======== Supplied material ========

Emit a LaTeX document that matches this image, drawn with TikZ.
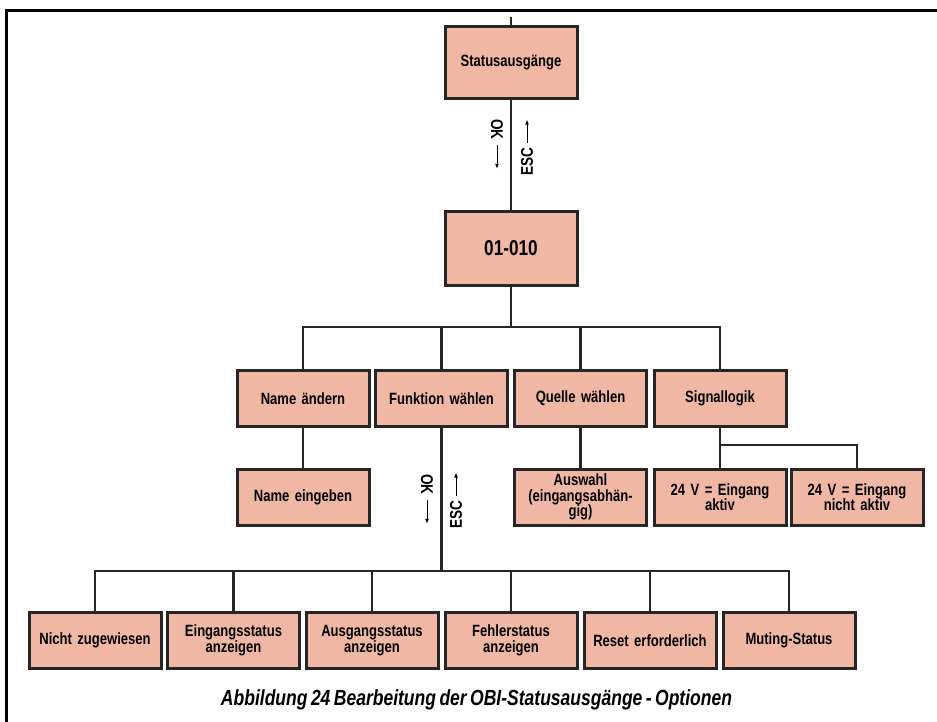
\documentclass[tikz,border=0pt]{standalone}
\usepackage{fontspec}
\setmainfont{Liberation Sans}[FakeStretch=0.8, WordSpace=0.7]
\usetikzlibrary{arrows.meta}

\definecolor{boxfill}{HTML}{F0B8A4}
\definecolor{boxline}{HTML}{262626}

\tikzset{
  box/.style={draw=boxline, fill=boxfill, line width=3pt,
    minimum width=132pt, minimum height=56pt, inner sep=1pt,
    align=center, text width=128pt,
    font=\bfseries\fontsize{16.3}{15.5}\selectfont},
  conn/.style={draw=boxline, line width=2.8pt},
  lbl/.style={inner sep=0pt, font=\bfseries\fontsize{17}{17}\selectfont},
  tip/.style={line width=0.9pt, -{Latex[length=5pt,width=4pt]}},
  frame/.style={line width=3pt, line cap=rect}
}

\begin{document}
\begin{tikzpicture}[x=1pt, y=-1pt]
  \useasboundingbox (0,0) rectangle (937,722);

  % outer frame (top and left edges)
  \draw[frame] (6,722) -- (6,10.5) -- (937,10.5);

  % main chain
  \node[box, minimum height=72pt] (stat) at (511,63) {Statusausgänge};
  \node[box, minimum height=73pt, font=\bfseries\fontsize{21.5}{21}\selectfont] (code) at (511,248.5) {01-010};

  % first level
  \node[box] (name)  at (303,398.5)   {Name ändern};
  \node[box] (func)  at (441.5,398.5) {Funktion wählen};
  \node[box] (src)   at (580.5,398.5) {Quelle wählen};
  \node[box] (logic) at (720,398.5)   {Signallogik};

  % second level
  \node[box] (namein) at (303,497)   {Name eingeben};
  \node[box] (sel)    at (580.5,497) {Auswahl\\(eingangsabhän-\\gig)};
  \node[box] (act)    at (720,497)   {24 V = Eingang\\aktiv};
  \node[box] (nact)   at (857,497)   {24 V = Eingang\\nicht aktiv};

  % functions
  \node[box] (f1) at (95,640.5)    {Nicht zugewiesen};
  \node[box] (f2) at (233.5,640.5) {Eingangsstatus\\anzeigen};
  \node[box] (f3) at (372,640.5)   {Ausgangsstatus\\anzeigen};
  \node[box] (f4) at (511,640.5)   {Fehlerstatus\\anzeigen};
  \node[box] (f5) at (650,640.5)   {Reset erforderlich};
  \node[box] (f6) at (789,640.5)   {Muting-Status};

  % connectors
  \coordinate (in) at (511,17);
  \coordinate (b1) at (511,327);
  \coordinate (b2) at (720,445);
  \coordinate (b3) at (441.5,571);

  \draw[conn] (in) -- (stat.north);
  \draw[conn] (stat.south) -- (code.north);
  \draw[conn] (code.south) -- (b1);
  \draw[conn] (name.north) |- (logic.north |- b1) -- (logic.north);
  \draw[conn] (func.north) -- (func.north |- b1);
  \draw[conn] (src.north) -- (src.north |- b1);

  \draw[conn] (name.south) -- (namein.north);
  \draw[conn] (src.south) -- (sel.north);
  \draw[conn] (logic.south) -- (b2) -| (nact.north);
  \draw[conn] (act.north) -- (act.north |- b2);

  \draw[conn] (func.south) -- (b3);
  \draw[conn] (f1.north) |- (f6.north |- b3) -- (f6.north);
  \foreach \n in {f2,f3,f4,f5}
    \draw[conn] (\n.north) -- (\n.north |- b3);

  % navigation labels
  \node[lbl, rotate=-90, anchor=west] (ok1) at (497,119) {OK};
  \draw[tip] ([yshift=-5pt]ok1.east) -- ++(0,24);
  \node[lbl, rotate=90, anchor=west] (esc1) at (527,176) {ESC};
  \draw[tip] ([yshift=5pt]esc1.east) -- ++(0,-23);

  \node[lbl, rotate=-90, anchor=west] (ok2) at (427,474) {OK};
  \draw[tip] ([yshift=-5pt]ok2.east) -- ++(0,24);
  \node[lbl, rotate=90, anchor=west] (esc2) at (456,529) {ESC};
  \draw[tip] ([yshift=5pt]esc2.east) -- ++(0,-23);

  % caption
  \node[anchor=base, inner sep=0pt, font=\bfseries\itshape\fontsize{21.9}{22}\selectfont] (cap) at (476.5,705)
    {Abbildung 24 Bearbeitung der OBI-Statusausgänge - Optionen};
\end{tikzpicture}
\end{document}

========

Directions for this task: Pictures excluded, repeat exactly the lines from the top of the material through the line with "(f6) at (789,640.5)", including both of those lines.

Written answer:
Emit a LaTeX document that matches this image, drawn with TikZ.
\documentclass[tikz,border=0pt]{standalone}
\usepackage{fontspec}
\setmainfont{Liberation Sans}[FakeStretch=0.8, WordSpace=0.7]
\usetikzlibrary{arrows.meta}

\definecolor{boxfill}{HTML}{F0B8A4}
\definecolor{boxline}{HTML}{262626}

\tikzset{
  box/.style={draw=boxline, fill=boxfill, line width=3pt,
    minimum width=132pt, minimum height=56pt, inner sep=1pt,
    align=center, text width=128pt,
    font=\bfseries\fontsize{16.3}{15.5}\selectfont},
  conn/.style={draw=boxline, line width=2.8pt},
  lbl/.style={inner sep=0pt, font=\bfseries\fontsize{17}{17}\selectfont},
  tip/.style={line width=0.9pt, -{Latex[length=5pt,width=4pt]}},
  frame/.style={line width=3pt, line cap=rect}
}

\begin{document}
\begin{tikzpicture}[x=1pt, y=-1pt]
  \useasboundingbox (0,0) rectangle (937,722);

  % outer frame (top and left edges)
  \draw[frame] (6,722) -- (6,10.5) -- (937,10.5);

  % main chain
  \node[box, minimum height=72pt] (stat) at (511,63) {Statusausgänge};
  \node[box, minimum height=73pt, font=\bfseries\fontsize{21.5}{21}\selectfont] (code) at (511,248.5) {01-010};

  % first level
  \node[box] (name)  at (303,398.5)   {Name ändern};
  \node[box] (func)  at (441.5,398.5) {Funktion wählen};
  \node[box] (src)   at (580.5,398.5) {Quelle wählen};
  \node[box] (logic) at (720,398.5)   {Signallogik};

  % second level
  \node[box] (namein) at (303,497)   {Name eingeben};
  \node[box] (sel)    at (580.5,497) {Auswahl\\(eingangsabhän-\\gig)};
  \node[box] (act)    at (720,497)   {24 V = Eingang\\aktiv};
  \node[box] (nact)   at (857,497)   {24 V = Eingang\\nicht aktiv};

  % functions
  \node[box] (f1) at (95,640.5)    {Nicht zugewiesen};
  \node[box] (f2) at (233.5,640.5) {Eingangsstatus\\anzeigen};
  \node[box] (f3) at (372,640.5)   {Ausgangsstatus\\anzeigen};
  \node[box] (f4) at (511,640.5)   {Fehlerstatus\\anzeigen};
  \node[box] (f5) at (650,640.5)   {Reset erforderlich};
  \node[box] (f6) at (789,640.5)   {Muting-Status};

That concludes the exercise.